Five Courtesans
- Date:
- 18th century
- Medium:
- Hanging scroll; ink and color on paper
Description
Held in the Harvard Art Museums' Arthur M. Sackler Museum (accession 1968.51) and dated to the eighteenth century, Five Courtesans is a hanging scroll in ink and color on paper that depicts a grouping of five high-ranking Yoshiwara courtesans in a horizontal composition that reads almost as a frieze of contemporary fashion in the painted-bijinga manner. The painting is among the more ambitious group compositions in Tsuneyuki's surviving oeuvre, requiring the painter to coordinate five elaborately costumed figures within a single pictorial field without sacrificing the attenuated elegance and decorative attention to drapery that defined his individual figural style. Tsuneyuki distributes the five women across the composition in a rhythmic alternation of poses and gestures — figures turning toward and away from each other, kimono patterns playing off one another in coordinated decorative counterpoint, the central figure anchoring the composition with the most elaborate textile display — that demonstrates his sophisticated handling of the multi-figure painted-bijinga format.
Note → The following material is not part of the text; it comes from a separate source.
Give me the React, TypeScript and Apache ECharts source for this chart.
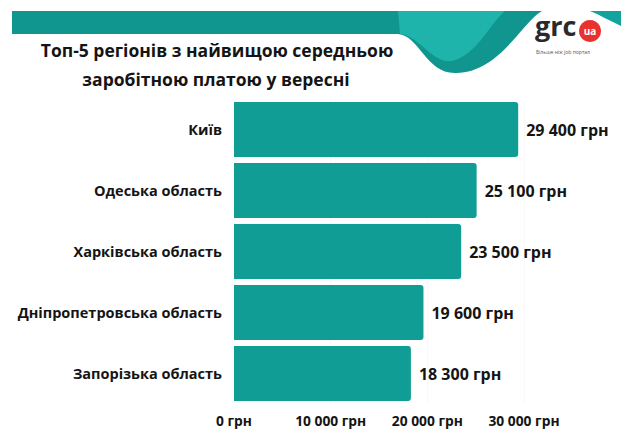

The work exemplifies the Kawamata-school orientation toward the upper-tier private collector market, for whom such ambitious group portraits of celebrated courtesans were prized as both aesthetic objects and as documents of the contemporary Yoshiwara hierarchy, with the elaborate kimono and accessories functioning simultaneously as decorative pictorial elements and as a vocabulary of fashionable luxury that the Edo connoisseur was expected to read. As one of the principal Tsuneyuki paintings in an American museum collection, the work helps establish his presence in U.S. holdings of early-eighteenth-century Japanese painting and demonstrates the ambitions of his more developed compositional projects.